-- Direction --
Print the entries below exactly as they appear, from the first line up to and including the line with "const yTicks = [0, 50, 100, 150, 200, 250];". Do not print any pictures.
— START —
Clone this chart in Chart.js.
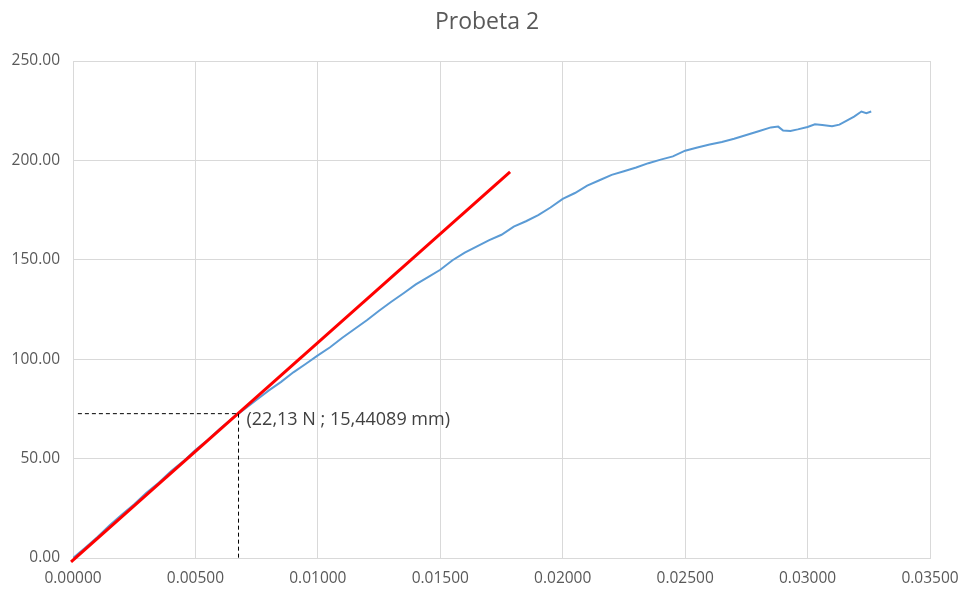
<!DOCTYPE html>
<html>
<head>
<meta charset="utf-8">
<script src="https://cdn.jsdelivr.net/npm/chart.js@4.4.1/dist/chart.umd.min.js"></script>
<style>
html,body{margin:0;padding:0;background:#fff;}
#wrap{width:963px;height:589px;position:relative;}
</style>
</head>
<body>
<div id="wrap"><canvas id="c" width="963" height="589"></canvas></div>
<script>
const chartTitle = "Probeta 2";
const annotationText = "(22,13 N ; 15,44089 mm)";
const xTicks = [0, 0.005, 0.01, 0.015, 0.02, 0.025, 0.03, 0.035];
const yTicks = [0, 50, 100, 150, 200, 250];

// blue measured curve (deformation, force)
const curveX = [0,0.0005,0.0010,0.0015,0.0020,0.0025,0.0030,0.0035,0.0040,0.0045,0.0050,0.0055,0.0060,0.0065,0.0070,0.0075,0.0080,0.0085,0.0090,0.0095,0.0100,0.0105,0.0110,0.0115,0.0120,0.0125,0.0130,0.0135,0.0140,0.0145,0.0150,0.0155,0.0160,0.0165,0.0170,0.0175,0.0180,0.0185,0.0190,0.0195,0.0200,0.0205,0.0210,0.0215,0.0220,0.0225,0.0230,0.0235,0.0240,0.0245,0.0250,0.0255,0.0260,0.0265,0.0270,0.0275,0.0280,0.0285,0.0288,0.0290,0.0293,0.0296,0.0300,0.0303,0.0306,0.0310,0.0313,0.0316,0.0319,0.0322,0.0324,0.0326];
const curveY = [0,5.2,10.6,16.5,21.9,27.0,32.8,37.9,43.6,48.6,54.3,59.4,65.0,70.2,74.8,79.6,84.3,88.6,93.4,97.6,101.9,106.0,110.8,115.2,119.6,124.4,128.9,133.2,137.6,141.3,145.0,149.8,153.6,156.8,159.9,162.6,166.7,169.4,172.5,176.3,180.6,183.6,187.3,190.0,192.7,194.5,196.4,198.6,200.4,202.0,204.9,206.5,208.0,209.3,210.9,212.8,214.7,216.6,217.0,215.0,214.8,215.6,216.8,218.2,217.8,217.2,218.0,220.0,222.0,224.6,223.8,224.6];

// red linear fit line
const fitX = [-0.00008, 0.01785];
const fitY = [-2, 194.2];

// dashed reference lines
const hDashX = [0.0002, 0.00676];
const hDashY = [72.6, 72.6];
const vDashX = [0.00676, 0.00676];
const vDashY = [72.6, 0];

const toPts = (xs, ys) => xs.map((x, i) => ({x: x, y: ys[i]}));
const FONT = "'Open Sans', sans-serif";
const GREY = "#595959";

const extraText = {
  id: 'extraText',
  afterDatasetsDraw(chart) {
    const ctx = chart.ctx;
    const xs = chart.scales.x, ys = chart.scales.y;
    ctx.save();
    ctx.fillStyle = "#404040";
    ctx.font = "18px " + FONT;
    ctx.textBaseline = "middle";
    ctx.textAlign = "left";
    ctx.fillText(annotationText, xs.getPixelForValue(vDashX[0]) + 8, ys.getPixelForValue(hDashY[0]) + 6);
    ctx.fillStyle = GREY;
    ctx.font = "23px " + FONT;
    ctx.textAlign = "center";
    ctx.fillText(chartTitle, 487, 22);
    ctx.restore();
  }
};

new Chart(document.getElementById('c'), {
  type: 'scatter',
  data: {
    datasets: [
      {data: toPts(curveX, curveY), showLine: true, borderColor: '#5B9BD5', borderWidth: 2, pointRadius: 0, tension: 0, order: 3},
      {data: toPts(fitX, fitY), showLine: true, borderColor: '#FF0000', borderWidth: 3, pointRadius: 0, clip: false, order: 2},
      {data: toPts(hDashX, hDashY), showLine: true, borderColor: '#000000', borderWidth: 1, borderDash: [4, 3], pointRadius: 0, order: 1},
      {data: toPts(vDashX, vDashY), showLine: true, borderColor: '#000000', borderWidth: 1, borderDash: [4, 3], pointRadius: 0, clip: false, order: 1}
    ]
  },
  options: {
    responsive: false,
    animation: false,
    layout: {padding: {top: 61, right: 33, left: 0, bottom: 0}},
    plugins: {legend: {display: false}, tooltip: {enabled: false}, title: {display: false}},
    scales: {
      x: {
        type: 'linear', min: 0, max: 0.035,
        afterBuildTicks: s => { s.ticks = xTicks.map(v => ({value: v})); },
        afterFit: s => { s.height = 31; s.paddingLeft = 0; s.paddingRight = 0; },
        grid: {color: '#D9D9D9', drawTicks: false},
        border: {color: '#D9D9D9'},
        ticks: {padding: 11, color: GREY, font: {family: FONT, size: 15.5}, maxRotation: 0, callback: v => Number(v).toFixed(5)}
      },
      y: {
        type: 'linear', min: 0, max: 250,
        afterBuildTicks: s => { s.ticks = yTicks.map(v => ({value: v})); },
        afterFit: s => { s.width = 73; s.paddingTop = 0; s.paddingBottom = 0; },
        grid: {color: '#D9D9D9', drawTicks: false},
        border: {color: '#D9D9D9'},
        ticks: {padding: 13, color: GREY, font: {family: FONT, size: 15.5}, callback: v => Number(v).toFixed(2)}
      }
    }
  },
  plugins: [extraText]
});
</script>
</body>
</html>
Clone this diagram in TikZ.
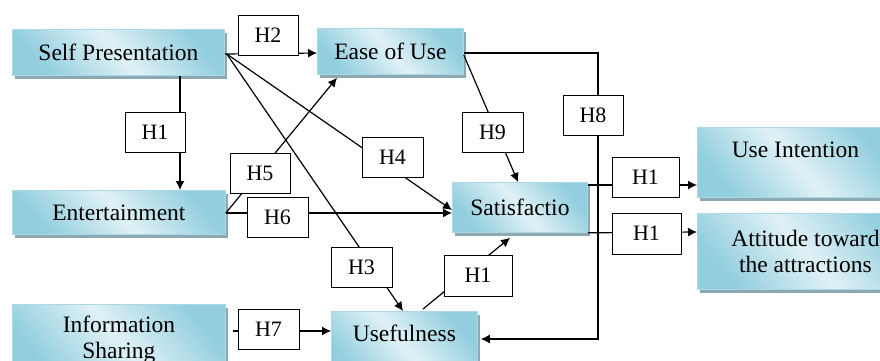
\documentclass[tikz,border=0pt]{standalone}
\usepackage{fontspec}
\setmainfont{Liberation Serif}
\usetikzlibrary{arrows.meta,calc,shadows}
\definecolor{boxdark}{RGB}{146,206,222}
\definecolor{boxlight}{RGB}{224,241,246}
\definecolor{boxline}{RGB}{172,216,228}
\definecolor{boxshadow}{RGB}{140,168,178}
\begin{document}
\begin{tikzpicture}[x=1pt,y=-1pt,
  txt/.style={font=\fontsize{22pt}{26pt}\selectfont},
  bigtxt/.style={font=\fontsize{23.5pt}{26pt}\selectfont},
  bigbox/.style={bigtxt, draw=boxline, line width=0.8pt, inner sep=0pt, anchor=north west, align=center,
    top color=boxdark, bottom color=boxdark, middle color=boxlight, shading angle=-50,
    drop shadow={shadow xshift=3pt, shadow yshift=-4pt, fill=boxshadow, opacity=1}},
  hbox/.style={txt, draw=black, line width=1pt, fill=white, minimum width=60pt, minimum height=40pt, inner sep=0pt},
  conn/.style={draw=black, line width=1.2pt},
  arr/.style={conn, -{Latex[length=9pt,width=9pt]}}]
\useasboundingbox (0,0) rectangle (880,360);
\begin{scope}
\clip (0,0) rectangle (880,360);
% main boxes
\node[bigbox, minimum width=212pt, minimum height=46pt] (sp) at (12,29) {Self Presentation};
\node[bigbox, minimum width=146pt, minimum height=46pt] (ease) at (317,28) {Ease of Use};
\node[bigbox, minimum width=213pt, minimum height=44pt] (ent) at (12,190) {Entertainment};
\node[bigbox, minimum width=213pt, minimum height=70pt] (info) at (12,304) {Information\\Sharing};
\node[bigbox, minimum width=146pt, minimum height=70pt] (use) at (331,311) {Usefulness\\\phantom{X}};
\node[bigbox, minimum width=135pt, minimum height=50pt] (sat) at (452,182) {Satisfactio};
\node[bigbox, minimum width=196pt, minimum height=70pt] (ui) at (697,127) {Use Intention\\\phantom{X}};
\node[bigbox, minimum width=216pt, minimum height=76pt] (att) at (697,213) {Attitude toward\\the attractions};
% helper
\coordinate (h8corner) at (598,200);
% connectors
\draw[arr] ($(sp.north east)+(0,25)$) -- ($(ease.north west)+(0,25)$);
\draw[arr] ($(sp.south west)+(168,0)$) -- ($(ent.north west)+(168,0)$);
\draw[arr] ($(ent.north east)+(0,23)$) -- ($(ease.south west)+(20,3)$);
\draw[arr] ($(ent.north east)+(0,23)$) -- ($(sat.north west)+(0,31)$);
\draw[arr] ($(sp.north east)+(2,25)$) -- ($(sat.north west)+(0,28)$);
\draw[arr] ($(sp.north east)+(2,25)$) -- ($(use.north west)+(72,0)$);
\draw[arr] ($(ease.north east)+(0,27)$) -- ($(sat.north west)+(66,0)$);
\draw[arr] ($(ease.north east)+(0,25)$) -| (h8corner) |- ($(use.north east)+(3,28)$);
\draw[arr] ($(use.north west)+(92,-2)$) -- ($(sat.south west)+(58,5)$);
\draw[arr] ($(sat.north east)+(0,3)$) -- ($(ui.north west)+(0,58)$);
\draw[arr] (sat.south east) -- ($(att.north west)+(0,19)$);
\draw[arr] ($(info.north east)+(7,27)$) -- ($(use.north west)+(0,20)$);
% hypothesis boxes
\node[hbox] (h2) at (268,35) {H2};
\node[hbox] (h1a) at (155,132) {H1};
\node[hbox] (h5) at (260,173) {H5};
\node[hbox, minimum width=61pt] (h6) at (277.5,217.5) {H6};
\node[hbox, minimum width=61pt] (h4) at (392.5,157) {H4};
\node[hbox, minimum width=61pt] (h3) at (361.5,267) {H3};
\node[hbox, minimum width=61pt] (h9) at (492.5,132) {H9};
\node[hbox] (h8) at (593,115) {H8};
\node[hbox, minimum width=68pt, minimum height=41pt] (h1b) at (478,275.5) {H1};
\node[hbox, minimum width=67pt] (h1c) at (645.5,177) {H1};
\node[hbox, minimum width=69pt, minimum height=41pt] (h1d) at (646.5,233.5) {H1};
\node[hbox, minimum width=61pt] (h7) at (268.5,329) {H7};
\end{scope}
\end{tikzpicture}
\end{document}
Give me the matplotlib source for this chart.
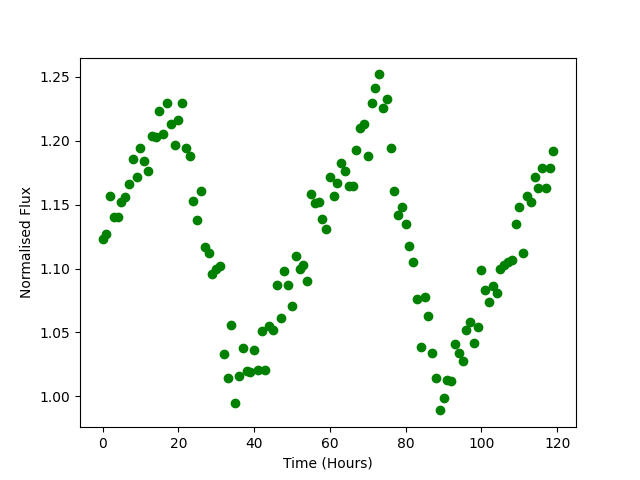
import numpy as np
import matplotlib
matplotlib.use('Agg')
import matplotlib.pyplot as plt

hours = np.arange(120)
flux = [1.123, 1.127, 1.157, 1.140, 1.140, 1.152, 1.156, 1.166, 1.186, 1.172,
        1.194, 1.184, 1.176, 1.204, 1.203, 1.223, 1.205, 1.230, 1.213, 1.197,
        1.216, 1.230, 1.194, 1.188, 1.153, 1.138, 1.161, 1.117, 1.112, 1.096,
        1.100, 1.102, 1.033, 1.014, 1.056, 0.995, 1.016, 1.038, 1.020, 1.019,
        1.036, 1.021, 1.051, 1.021, 1.055, 1.052, 1.087, 1.061, 1.098, 1.087,
        1.071, 1.110, 1.100, 1.103, 1.090, 1.158, 1.151, 1.152, 1.139, 1.131,
        1.172, 1.157, 1.167, 1.183, 1.176, 1.165, 1.165, 1.193, 1.210, 1.213,
        1.188, 1.230, 1.241, 1.252, 1.226, 1.233, 1.194, 1.161, 1.142, 1.148,
        1.135, 1.118, 1.105, 1.076, 1.039, 1.078, 1.063, 1.034, 1.014, 0.989,
        0.999, 1.013, 1.012, 1.041, 1.034, 1.028, 1.052, 1.058, 1.042, 1.054,
        1.099, 1.083, 1.074, 1.086, 1.081, 1.100, 1.103, 1.105, 1.107, 1.135,
        1.148, 1.112, 1.157, 1.152, 1.172, 1.163, 1.179, 1.163, 1.179, 1.192]

plt.figure(figsize=(6.4, 4.8), dpi=100)
plt.plot(hours, flux, 'o', color='green')
plt.xlabel('Time (Hours)')
plt.ylabel('Normalised Flux')
plt.savefig('out.png')
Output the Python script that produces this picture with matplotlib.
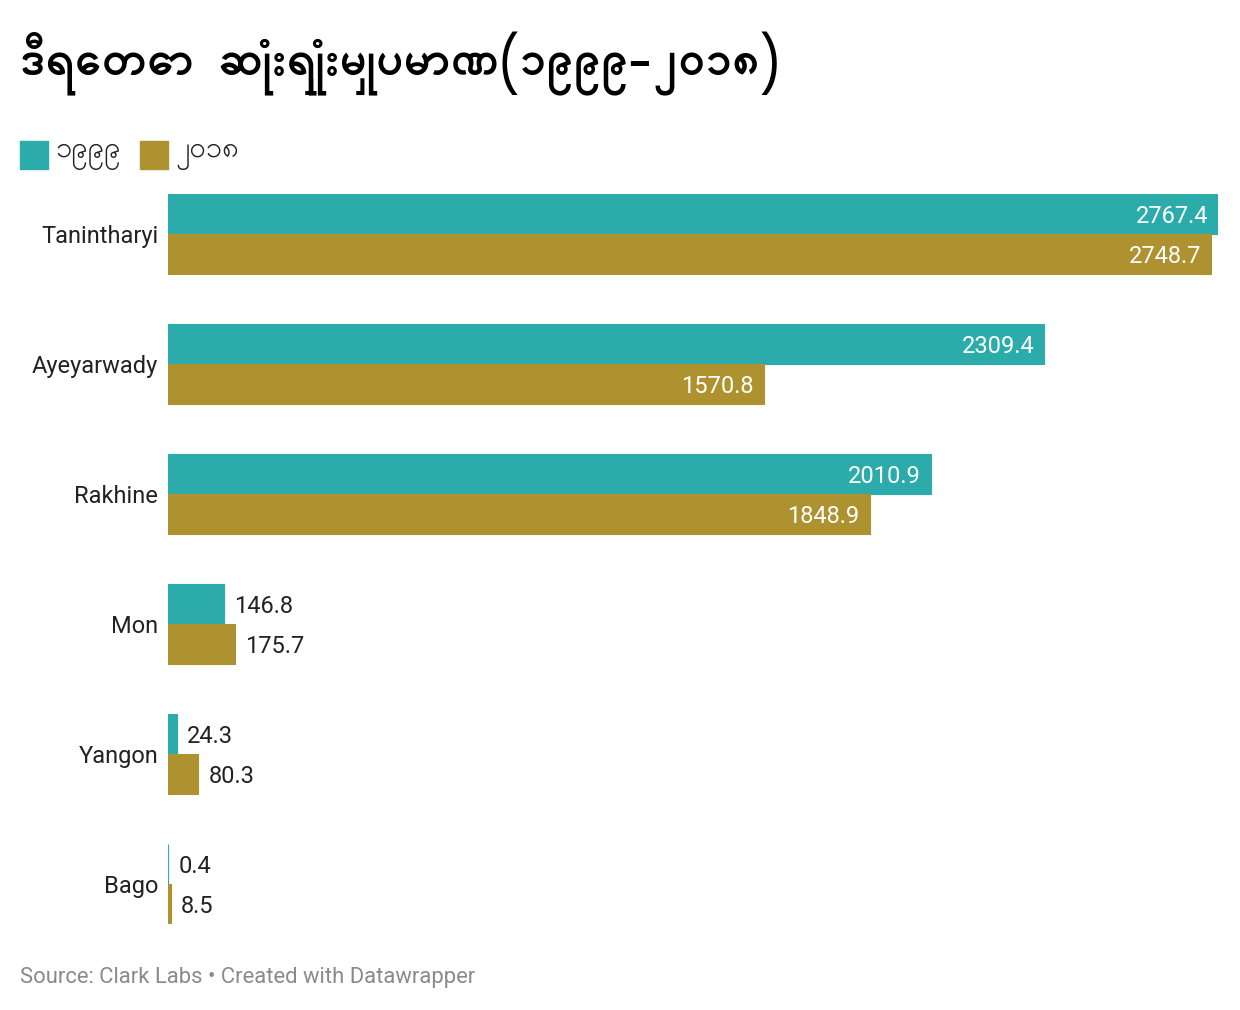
— END —
-- The solution --
Clone this chart in Chart.js.
<!DOCTYPE html>
<html>
<head>
<meta charset="utf-8">
<script src="https://cdn.jsdelivr.net/npm/chart.js@4.4.1/dist/chart.umd.min.js"></script>
<style>
html,body{margin:0;padding:0;background:#fff;}
#wrap{width:963px;height:589px;position:relative;}
</style>
</head>
<body>
<div id="wrap"><canvas id="c" width="963" height="589"></canvas></div>
<script>
const chartTitle = "Probeta 2";
const annotationText = "(22,13 N ; 15,44089 mm)";
const xTicks = [0, 0.005, 0.01, 0.015, 0.02, 0.025, 0.03, 0.035];
const yTicks = [0, 50, 100, 150, 200, 250];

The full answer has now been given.